* [Exercise objective]:
Copy nothing but the text: reproduce each line of the listing exactly and leave the pictures out.
================
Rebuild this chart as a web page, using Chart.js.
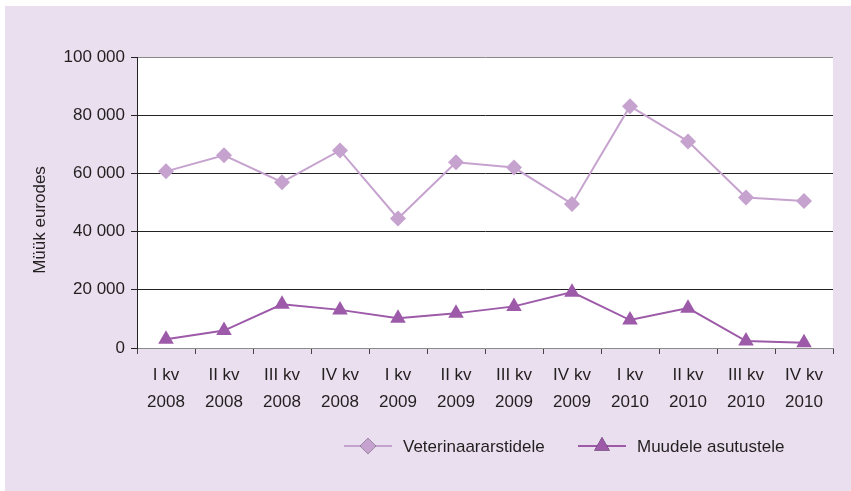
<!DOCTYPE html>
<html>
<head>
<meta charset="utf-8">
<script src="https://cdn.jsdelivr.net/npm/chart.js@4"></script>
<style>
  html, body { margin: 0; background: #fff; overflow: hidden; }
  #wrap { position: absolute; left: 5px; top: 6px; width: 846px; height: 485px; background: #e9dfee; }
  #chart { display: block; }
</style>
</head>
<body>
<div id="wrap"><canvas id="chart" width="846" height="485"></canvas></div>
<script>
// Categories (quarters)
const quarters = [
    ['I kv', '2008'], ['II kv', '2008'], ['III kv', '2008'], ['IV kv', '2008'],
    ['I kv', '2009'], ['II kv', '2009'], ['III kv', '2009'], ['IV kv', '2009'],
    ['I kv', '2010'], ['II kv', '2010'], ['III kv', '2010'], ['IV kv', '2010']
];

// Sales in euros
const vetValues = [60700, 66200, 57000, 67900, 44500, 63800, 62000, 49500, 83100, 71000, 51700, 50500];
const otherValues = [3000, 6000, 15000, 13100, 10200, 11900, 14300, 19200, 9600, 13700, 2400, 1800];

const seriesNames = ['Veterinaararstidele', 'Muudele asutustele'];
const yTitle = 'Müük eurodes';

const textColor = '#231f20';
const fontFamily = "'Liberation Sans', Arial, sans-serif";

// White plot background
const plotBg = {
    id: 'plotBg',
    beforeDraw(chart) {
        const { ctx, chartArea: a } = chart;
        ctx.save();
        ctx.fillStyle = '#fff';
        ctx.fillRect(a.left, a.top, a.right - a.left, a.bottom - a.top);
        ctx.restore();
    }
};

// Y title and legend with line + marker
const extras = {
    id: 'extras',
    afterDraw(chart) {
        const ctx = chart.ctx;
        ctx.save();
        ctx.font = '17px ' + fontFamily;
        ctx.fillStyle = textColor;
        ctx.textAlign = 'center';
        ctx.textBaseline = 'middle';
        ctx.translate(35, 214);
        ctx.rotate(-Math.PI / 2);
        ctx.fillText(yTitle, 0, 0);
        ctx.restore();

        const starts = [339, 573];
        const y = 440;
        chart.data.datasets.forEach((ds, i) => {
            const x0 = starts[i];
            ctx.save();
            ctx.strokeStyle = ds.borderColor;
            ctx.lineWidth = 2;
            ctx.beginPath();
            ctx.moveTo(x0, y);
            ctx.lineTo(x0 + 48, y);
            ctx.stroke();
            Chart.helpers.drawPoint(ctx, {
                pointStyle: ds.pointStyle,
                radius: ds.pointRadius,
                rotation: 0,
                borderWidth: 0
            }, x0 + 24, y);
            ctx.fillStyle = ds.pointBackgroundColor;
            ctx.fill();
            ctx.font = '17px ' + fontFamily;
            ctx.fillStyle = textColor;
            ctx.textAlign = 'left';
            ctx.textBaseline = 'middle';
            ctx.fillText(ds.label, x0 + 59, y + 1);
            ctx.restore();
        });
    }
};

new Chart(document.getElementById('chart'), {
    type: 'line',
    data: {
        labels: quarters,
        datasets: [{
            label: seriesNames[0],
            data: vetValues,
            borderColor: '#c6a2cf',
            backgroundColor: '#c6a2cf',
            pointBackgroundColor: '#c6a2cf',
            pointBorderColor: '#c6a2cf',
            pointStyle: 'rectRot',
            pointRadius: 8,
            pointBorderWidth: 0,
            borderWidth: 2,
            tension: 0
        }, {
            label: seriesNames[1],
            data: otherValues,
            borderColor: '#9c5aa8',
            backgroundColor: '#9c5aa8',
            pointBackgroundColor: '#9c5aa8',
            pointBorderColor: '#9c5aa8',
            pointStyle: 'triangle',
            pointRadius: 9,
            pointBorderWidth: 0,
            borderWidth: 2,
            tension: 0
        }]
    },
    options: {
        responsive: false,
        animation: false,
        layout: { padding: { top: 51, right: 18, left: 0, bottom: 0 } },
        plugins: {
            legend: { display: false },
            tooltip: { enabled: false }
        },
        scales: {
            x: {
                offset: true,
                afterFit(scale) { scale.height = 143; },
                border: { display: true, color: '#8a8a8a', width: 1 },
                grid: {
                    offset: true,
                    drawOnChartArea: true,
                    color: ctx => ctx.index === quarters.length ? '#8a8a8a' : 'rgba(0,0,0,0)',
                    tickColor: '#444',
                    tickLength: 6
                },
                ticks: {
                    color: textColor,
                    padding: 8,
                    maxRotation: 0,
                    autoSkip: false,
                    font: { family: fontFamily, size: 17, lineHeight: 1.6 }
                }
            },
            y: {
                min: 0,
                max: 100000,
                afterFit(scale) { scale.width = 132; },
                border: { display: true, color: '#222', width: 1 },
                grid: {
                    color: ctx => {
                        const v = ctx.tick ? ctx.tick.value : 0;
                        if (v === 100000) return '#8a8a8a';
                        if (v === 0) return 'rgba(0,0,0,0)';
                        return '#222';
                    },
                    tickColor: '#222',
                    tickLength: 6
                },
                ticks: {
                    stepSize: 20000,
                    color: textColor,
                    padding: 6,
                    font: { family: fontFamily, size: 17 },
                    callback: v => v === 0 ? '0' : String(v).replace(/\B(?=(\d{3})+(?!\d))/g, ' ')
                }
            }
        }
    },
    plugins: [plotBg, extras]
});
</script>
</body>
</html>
================
* [The answer]:
Rebuild this chart as a web page, using Chart.js.
<!DOCTYPE html>
<html>
<head>
<meta charset="utf-8">
<script src="https://cdn.jsdelivr.net/npm/chart.js@4"></script>
<style>
  html, body { margin: 0; background: #fff; overflow: hidden; }
  #wrap { position: absolute; left: 5px; top: 6px; width: 846px; height: 485px; background: #e9dfee; }
  #chart { display: block; }
</style>
</head>
<body>
<div id="wrap"><canvas id="chart" width="846" height="485"></canvas></div>
<script>
// Categories (quarters)
const quarters = [
    ['I kv', '2008'], ['II kv', '2008'], ['III kv', '2008'], ['IV kv', '2008'],
    ['I kv', '2009'], ['II kv', '2009'], ['III kv', '2009'], ['IV kv', '2009'],
    ['I kv', '2010'], ['II kv', '2010'], ['III kv', '2010'], ['IV kv', '2010']
];

// Sales in euros
const vetValues = [60700, 66200, 57000, 67900, 44500, 63800, 62000, 49500, 83100, 71000, 51700, 50500];
const otherValues = [3000, 6000, 15000, 13100, 10200, 11900, 14300, 19200, 9600, 13700, 2400, 1800];

const seriesNames = ['Veterinaararstidele', 'Muudele asutustele'];
const yTitle = 'Müük eurodes';

const textColor = '#231f20';
const fontFamily = "'Liberation Sans', Arial, sans-serif";

// White plot background
const plotBg = {
    id: 'plotBg',
    beforeDraw(chart) {
        const { ctx, chartArea: a } = chart;
        ctx.save();
        ctx.fillStyle = '#fff';
        ctx.fillRect(a.left, a.top, a.right - a.left, a.bottom - a.top);
        ctx.restore();
    }
};

// Y title and legend with line + marker
const extras = {
    id: 'extras',
    afterDraw(chart) {
        const ctx = chart.ctx;
        ctx.save();
        ctx.font = '17px ' + fontFamily;
        ctx.fillStyle = textColor;
        ctx.textAlign = 'center';
        ctx.textBaseline = 'middle';
        ctx.translate(35, 214);
        ctx.rotate(-Math.PI / 2);
        ctx.fillText(yTitle, 0, 0);
        ctx.restore();

        const starts = [339, 573];
        const y = 440;
        chart.data.datasets.forEach((ds, i) => {
            const x0 = starts[i];
            ctx.save();
            ctx.strokeStyle = ds.borderColor;
            ctx.lineWidth = 2;
            ctx.beginPath();
            ctx.moveTo(x0, y);
            ctx.lineTo(x0 + 48, y);
            ctx.stroke();
            Chart.helpers.drawPoint(ctx, {
                pointStyle: ds.pointStyle,
                radius: ds.pointRadius,
                rotation: 0,
                borderWidth: 0
            }, x0 + 24, y);
            ctx.fillStyle = ds.pointBackgroundColor;
            ctx.fill();
            ctx.font = '17px ' + fontFamily;
            ctx.fillStyle = textColor;
            ctx.textAlign = 'left';
            ctx.textBaseline = 'middle';
            ctx.fillText(ds.label, x0 + 59, y + 1);
            ctx.restore();
        });
    }
};

new Chart(document.getElementById('chart'), {
    type: 'line',
    data: {
        labels: quarters,
        datasets: [{
            label: seriesNames[0],
            data: vetValues,
            borderColor: '#c6a2cf',
            backgroundColor: '#c6a2cf',
            pointBackgroundColor: '#c6a2cf',
            pointBorderColor: '#c6a2cf',
            pointStyle: 'rectRot',
            pointRadius: 8,
            pointBorderWidth: 0,
            borderWidth: 2,
            tension: 0
        }, {
            label: seriesNames[1],
            data: otherValues,
            borderColor: '#9c5aa8',
            backgroundColor: '#9c5aa8',
            pointBackgroundColor: '#9c5aa8',
            pointBorderColor: '#9c5aa8',
            pointStyle: 'triangle',
            pointRadius: 9,
            pointBorderWidth: 0,
            borderWidth: 2,
            tension: 0
        }]
    },
    options: {
        responsive: false,
        animation: false,
        layout: { padding: { top: 51, right: 18, left: 0, bottom: 0 } },
        plugins: {
            legend: { display: false },
            tooltip: { enabled: false }
        },
        scales: {
            x: {
                offset: true,
                afterFit(scale) { scale.height = 143; },
                border: { display: true, color: '#8a8a8a', width: 1 },
                grid: {
                    offset: true,
                    drawOnChartArea: true,
                    color: ctx => ctx.index === quarters.length ? '#8a8a8a' : 'rgba(0,0,0,0)',
                    tickColor: '#444',
                    tickLength: 6
                },
                ticks: {
                    color: textColor,
                    padding: 8,
                    maxRotation: 0,
                    autoSkip: false,
                    font: { family: fontFamily, size: 17, lineHeight: 1.6 }
                }
            },
            y: {
                min: 0,
                max: 100000,
                afterFit(scale) { scale.width = 132; },
                border: { display: true, color: '#222', width: 1 },
                grid: {
                    color: ctx => {
                        const v = ctx.tick ? ctx.tick.value : 0;
                        if (v === 100000) return '#8a8a8a';
                        if (v === 0) return 'rgba(0,0,0,0)';
                        return '#222';
                    },
                    tickColor: '#222',
                    tickLength: 6
                },
                ticks: {
                    stepSize: 20000,
                    color: textColor,
                    padding: 6,
                    font: { family: fontFamily, size: 17 },
                    callback: v => v === 0 ? '0' : String(v).replace(/\B(?=(\d{3})+(?!\d))/g, ' ')
                }
            }
        }
    },
    plugins: [plotBg, extras]
});
</script>
</body>
</html>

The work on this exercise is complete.